_SHORT TASK_
Below are the records; reproduce all of them exactly but without any images.

_EXTRACTED DATA_
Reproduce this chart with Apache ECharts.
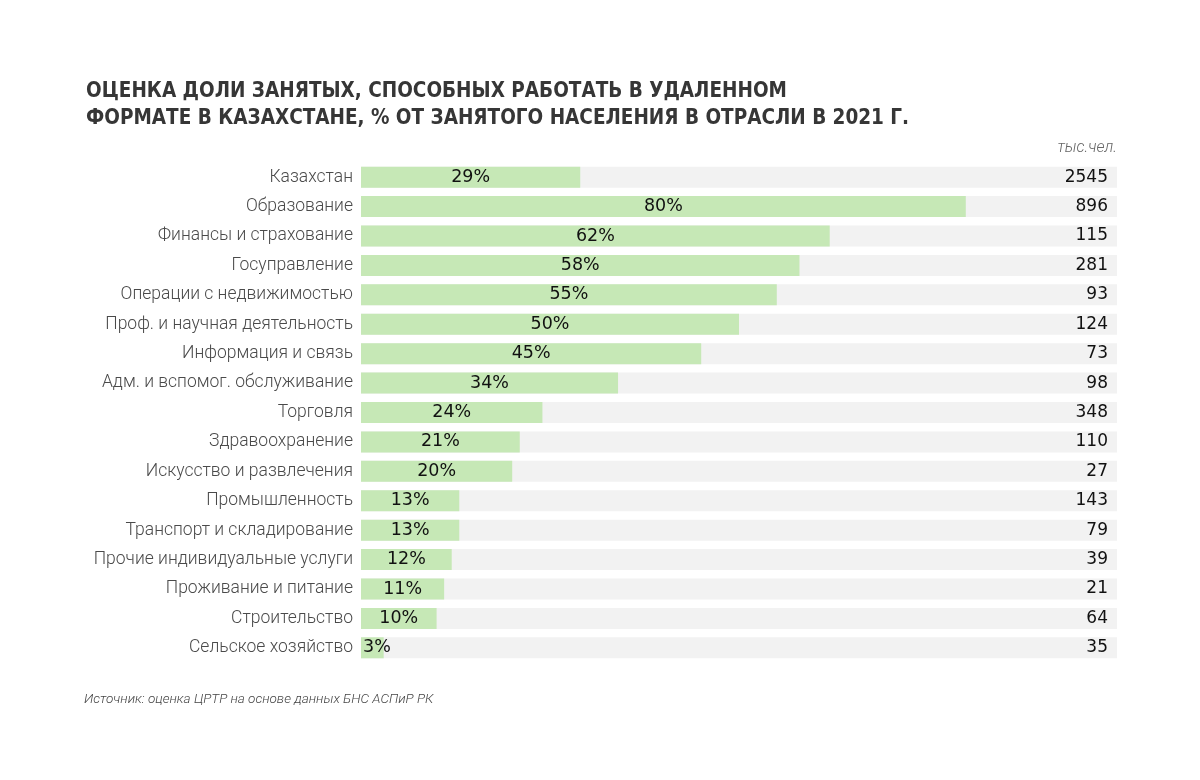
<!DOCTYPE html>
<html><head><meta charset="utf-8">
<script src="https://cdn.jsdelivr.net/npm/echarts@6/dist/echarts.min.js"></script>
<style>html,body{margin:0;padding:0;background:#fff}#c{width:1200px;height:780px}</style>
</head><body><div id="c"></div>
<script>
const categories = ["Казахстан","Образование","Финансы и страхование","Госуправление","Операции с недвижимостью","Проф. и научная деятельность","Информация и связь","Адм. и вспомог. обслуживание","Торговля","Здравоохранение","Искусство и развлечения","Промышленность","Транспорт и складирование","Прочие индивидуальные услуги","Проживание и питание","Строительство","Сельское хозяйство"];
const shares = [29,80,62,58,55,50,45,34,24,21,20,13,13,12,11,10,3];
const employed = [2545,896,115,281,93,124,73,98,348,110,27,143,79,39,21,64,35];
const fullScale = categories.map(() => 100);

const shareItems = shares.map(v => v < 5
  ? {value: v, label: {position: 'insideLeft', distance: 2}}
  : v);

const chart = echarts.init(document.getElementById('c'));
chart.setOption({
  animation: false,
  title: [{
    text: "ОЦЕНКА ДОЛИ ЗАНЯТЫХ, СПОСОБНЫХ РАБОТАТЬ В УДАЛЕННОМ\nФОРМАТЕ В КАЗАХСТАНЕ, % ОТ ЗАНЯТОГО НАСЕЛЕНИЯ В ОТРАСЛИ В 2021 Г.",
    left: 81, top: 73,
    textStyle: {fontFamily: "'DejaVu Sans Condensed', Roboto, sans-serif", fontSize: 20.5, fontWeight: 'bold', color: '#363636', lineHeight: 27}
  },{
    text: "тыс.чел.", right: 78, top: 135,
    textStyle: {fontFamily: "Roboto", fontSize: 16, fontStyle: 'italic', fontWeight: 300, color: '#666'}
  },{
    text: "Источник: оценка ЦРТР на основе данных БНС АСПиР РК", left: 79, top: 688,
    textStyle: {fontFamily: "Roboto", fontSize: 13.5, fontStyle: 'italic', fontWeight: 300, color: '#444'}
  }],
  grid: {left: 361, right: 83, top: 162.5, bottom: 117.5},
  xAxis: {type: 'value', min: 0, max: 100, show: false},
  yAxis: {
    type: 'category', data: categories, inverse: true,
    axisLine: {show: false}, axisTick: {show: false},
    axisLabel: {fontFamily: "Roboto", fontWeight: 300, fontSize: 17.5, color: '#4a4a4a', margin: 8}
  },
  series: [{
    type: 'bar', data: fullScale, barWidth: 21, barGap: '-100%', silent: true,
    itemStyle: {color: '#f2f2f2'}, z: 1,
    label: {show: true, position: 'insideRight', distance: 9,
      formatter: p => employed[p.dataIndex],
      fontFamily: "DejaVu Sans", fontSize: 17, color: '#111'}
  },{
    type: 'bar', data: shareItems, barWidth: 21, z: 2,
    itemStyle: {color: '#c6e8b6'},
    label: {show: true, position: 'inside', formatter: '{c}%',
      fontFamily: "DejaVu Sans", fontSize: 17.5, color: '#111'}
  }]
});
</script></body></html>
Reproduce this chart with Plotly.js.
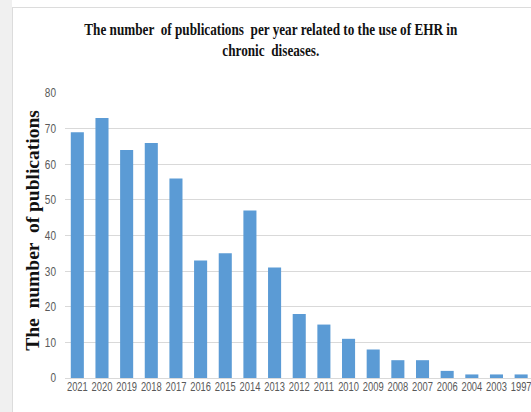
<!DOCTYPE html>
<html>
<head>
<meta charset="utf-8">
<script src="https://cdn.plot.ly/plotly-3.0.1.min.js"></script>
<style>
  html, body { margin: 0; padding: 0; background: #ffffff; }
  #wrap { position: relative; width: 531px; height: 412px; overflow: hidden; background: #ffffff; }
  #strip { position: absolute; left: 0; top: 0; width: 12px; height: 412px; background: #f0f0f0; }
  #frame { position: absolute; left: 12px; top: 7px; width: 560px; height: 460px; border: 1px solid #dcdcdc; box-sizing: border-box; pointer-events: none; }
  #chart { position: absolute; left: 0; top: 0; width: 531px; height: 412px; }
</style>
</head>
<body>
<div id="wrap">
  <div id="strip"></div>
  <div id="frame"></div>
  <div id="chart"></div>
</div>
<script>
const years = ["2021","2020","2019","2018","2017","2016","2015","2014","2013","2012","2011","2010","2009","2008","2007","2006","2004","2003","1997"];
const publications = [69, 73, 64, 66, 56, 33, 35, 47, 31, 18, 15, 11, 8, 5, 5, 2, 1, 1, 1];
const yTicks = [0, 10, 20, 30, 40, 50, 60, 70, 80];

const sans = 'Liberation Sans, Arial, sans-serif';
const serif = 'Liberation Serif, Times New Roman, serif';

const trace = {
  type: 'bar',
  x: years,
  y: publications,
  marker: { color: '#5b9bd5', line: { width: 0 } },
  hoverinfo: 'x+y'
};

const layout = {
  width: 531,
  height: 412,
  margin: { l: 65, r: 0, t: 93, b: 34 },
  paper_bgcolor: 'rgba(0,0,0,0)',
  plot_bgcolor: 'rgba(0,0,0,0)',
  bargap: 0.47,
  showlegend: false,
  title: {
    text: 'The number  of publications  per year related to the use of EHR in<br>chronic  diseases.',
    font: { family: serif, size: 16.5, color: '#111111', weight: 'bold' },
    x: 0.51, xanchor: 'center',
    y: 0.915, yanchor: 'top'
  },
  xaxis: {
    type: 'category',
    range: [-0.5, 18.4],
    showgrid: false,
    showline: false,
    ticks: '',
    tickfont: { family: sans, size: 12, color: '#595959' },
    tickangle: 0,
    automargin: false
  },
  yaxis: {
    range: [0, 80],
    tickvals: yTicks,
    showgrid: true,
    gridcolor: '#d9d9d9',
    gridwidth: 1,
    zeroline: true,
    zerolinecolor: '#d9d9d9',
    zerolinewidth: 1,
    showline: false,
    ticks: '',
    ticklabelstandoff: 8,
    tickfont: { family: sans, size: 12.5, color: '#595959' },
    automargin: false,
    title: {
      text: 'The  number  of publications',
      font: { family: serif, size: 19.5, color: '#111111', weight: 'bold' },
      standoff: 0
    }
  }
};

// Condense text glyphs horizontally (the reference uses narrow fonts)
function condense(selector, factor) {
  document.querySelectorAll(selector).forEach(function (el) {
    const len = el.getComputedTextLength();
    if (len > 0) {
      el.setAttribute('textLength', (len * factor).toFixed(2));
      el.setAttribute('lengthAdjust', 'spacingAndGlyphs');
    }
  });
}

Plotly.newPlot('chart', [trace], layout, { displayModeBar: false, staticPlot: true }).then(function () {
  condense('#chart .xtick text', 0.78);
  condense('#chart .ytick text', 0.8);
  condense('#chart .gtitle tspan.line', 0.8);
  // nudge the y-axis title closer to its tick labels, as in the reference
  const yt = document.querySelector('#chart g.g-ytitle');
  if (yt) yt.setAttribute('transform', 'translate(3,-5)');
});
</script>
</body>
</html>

_OUTPUT FOR THIS TASK_
Reproduce this chart with Apache ECharts.
<!DOCTYPE html>
<html><head><meta charset="utf-8">
<script src="https://cdn.jsdelivr.net/npm/echarts@6/dist/echarts.min.js"></script>
<style>html,body{margin:0;padding:0;background:#fff}#c{width:1200px;height:780px}</style>
</head><body><div id="c"></div>
<script>
const categories = ["Казахстан","Образование","Финансы и страхование","Госуправление","Операции с недвижимостью","Проф. и научная деятельность","Информация и связь","Адм. и вспомог. обслуживание","Торговля","Здравоохранение","Искусство и развлечения","Промышленность","Транспорт и складирование","Прочие индивидуальные услуги","Проживание и питание","Строительство","Сельское хозяйство"];
const shares = [29,80,62,58,55,50,45,34,24,21,20,13,13,12,11,10,3];
const employed = [2545,896,115,281,93,124,73,98,348,110,27,143,79,39,21,64,35];
const fullScale = categories.map(() => 100);

const shareItems = shares.map(v => v < 5
  ? {value: v, label: {position: 'insideLeft', distance: 2}}
  : v);

const chart = echarts.init(document.getElementById('c'));
chart.setOption({
  animation: false,
  title: [{
    text: "ОЦЕНКА ДОЛИ ЗАНЯТЫХ, СПОСОБНЫХ РАБОТАТЬ В УДАЛЕННОМ\nФОРМАТЕ В КАЗАХСТАНЕ, % ОТ ЗАНЯТОГО НАСЕЛЕНИЯ В ОТРАСЛИ В 2021 Г.",
    left: 81, top: 73,
    textStyle: {fontFamily: "'DejaVu Sans Condensed', Roboto, sans-serif", fontSize: 20.5, fontWeight: 'bold', color: '#363636', lineHeight: 27}
  },{
    text: "тыс.чел.", right: 78, top: 135,
    textStyle: {fontFamily: "Roboto", fontSize: 16, fontStyle: 'italic', fontWeight: 300, color: '#666'}
  },{
    text: "Источник: оценка ЦРТР на основе данных БНС АСПиР РК", left: 79, top: 688,
    textStyle: {fontFamily: "Roboto", fontSize: 13.5, fontStyle: 'italic', fontWeight: 300, color: '#444'}
  }],
  grid: {left: 361, right: 83, top: 162.5, bottom: 117.5},
  xAxis: {type: 'value', min: 0, max: 100, show: false},
  yAxis: {
    type: 'category', data: categories, inverse: true,
    axisLine: {show: false}, axisTick: {show: false},
    axisLabel: {fontFamily: "Roboto", fontWeight: 300, fontSize: 17.5, color: '#4a4a4a', margin: 8}
  },
  series: [{
    type: 'bar', data: fullScale, barWidth: 21, barGap: '-100%', silent: true,
    itemStyle: {color: '#f2f2f2'}, z: 1,
    label: {show: true, position: 'insideRight', distance: 9,
      formatter: p => employed[p.dataIndex],
      fontFamily: "DejaVu Sans", fontSize: 17, color: '#111'}
  },{
    type: 'bar', data: shareItems, barWidth: 21, z: 2,
    itemStyle: {color: '#c6e8b6'},
    label: {show: true, position: 'inside', formatter: '{c}%',
      fontFamily: "DejaVu Sans", fontSize: 17.5, color: '#111'}
  }]
});
</script></body></html>
Reproduce this chart with Plotly.js.
<!DOCTYPE html>
<html>
<head>
<meta charset="utf-8">
<script src="https://cdn.plot.ly/plotly-3.0.1.min.js"></script>
<style>
  html, body { margin: 0; padding: 0; background: #ffffff; }
  #wrap { position: relative; width: 531px; height: 412px; overflow: hidden; background: #ffffff; }
  #strip { position: absolute; left: 0; top: 0; width: 12px; height: 412px; background: #f0f0f0; }
  #frame { position: absolute; left: 12px; top: 7px; width: 560px; height: 460px; border: 1px solid #dcdcdc; box-sizing: border-box; pointer-events: none; }
  #chart { position: absolute; left: 0; top: 0; width: 531px; height: 412px; }
</style>
</head>
<body>
<div id="wrap">
  <div id="strip"></div>
  <div id="frame"></div>
  <div id="chart"></div>
</div>
<script>
const years = ["2021","2020","2019","2018","2017","2016","2015","2014","2013","2012","2011","2010","2009","2008","2007","2006","2004","2003","1997"];
const publications = [69, 73, 64, 66, 56, 33, 35, 47, 31, 18, 15, 11, 8, 5, 5, 2, 1, 1, 1];
const yTicks = [0, 10, 20, 30, 40, 50, 60, 70, 80];

const sans = 'Liberation Sans, Arial, sans-serif';
const serif = 'Liberation Serif, Times New Roman, serif';

const trace = {
  type: 'bar',
  x: years,
  y: publications,
  marker: { color: '#5b9bd5', line: { width: 0 } },
  hoverinfo: 'x+y'
};

const layout = {
  width: 531,
  height: 412,
  margin: { l: 65, r: 0, t: 93, b: 34 },
  paper_bgcolor: 'rgba(0,0,0,0)',
  plot_bgcolor: 'rgba(0,0,0,0)',
  bargap: 0.47,
  showlegend: false,
  title: {
    text: 'The number  of publications  per year related to the use of EHR in<br>chronic  diseases.',
    font: { family: serif, size: 16.5, color: '#111111', weight: 'bold' },
    x: 0.51, xanchor: 'center',
    y: 0.915, yanchor: 'top'
  },
  xaxis: {
    type: 'category',
    range: [-0.5, 18.4],
    showgrid: false,
    showline: false,
    ticks: '',
    tickfont: { family: sans, size: 12, color: '#595959' },
    tickangle: 0,
    automargin: false
  },
  yaxis: {
    range: [0, 80],
    tickvals: yTicks,
    showgrid: true,
    gridcolor: '#d9d9d9',
    gridwidth: 1,
    zeroline: true,
    zerolinecolor: '#d9d9d9',
    zerolinewidth: 1,
    showline: false,
    ticks: '',
    ticklabelstandoff: 8,
    tickfont: { family: sans, size: 12.5, color: '#595959' },
    automargin: false,
    title: {
      text: 'The  number  of publications',
      font: { family: serif, size: 19.5, color: '#111111', weight: 'bold' },
      standoff: 0
    }
  }
};

// Condense text glyphs horizontally (the reference uses narrow fonts)
function condense(selector, factor) {
  document.querySelectorAll(selector).forEach(function (el) {
    const len = el.getComputedTextLength();
    if (len > 0) {
      el.setAttribute('textLength', (len * factor).toFixed(2));
      el.setAttribute('lengthAdjust', 'spacingAndGlyphs');
    }
  });
}

Plotly.newPlot('chart', [trace], layout, { displayModeBar: false, staticPlot: true }).then(function () {
  condense('#chart .xtick text', 0.78);
  condense('#chart .ytick text', 0.8);
  condense('#chart .gtitle tspan.line', 0.8);
  // nudge the y-axis title closer to its tick labels, as in the reference
  const yt = document.querySelector('#chart g.g-ytitle');
  if (yt) yt.setAttribute('transform', 'translate(3,-5)');
});
</script>
</body>
</html>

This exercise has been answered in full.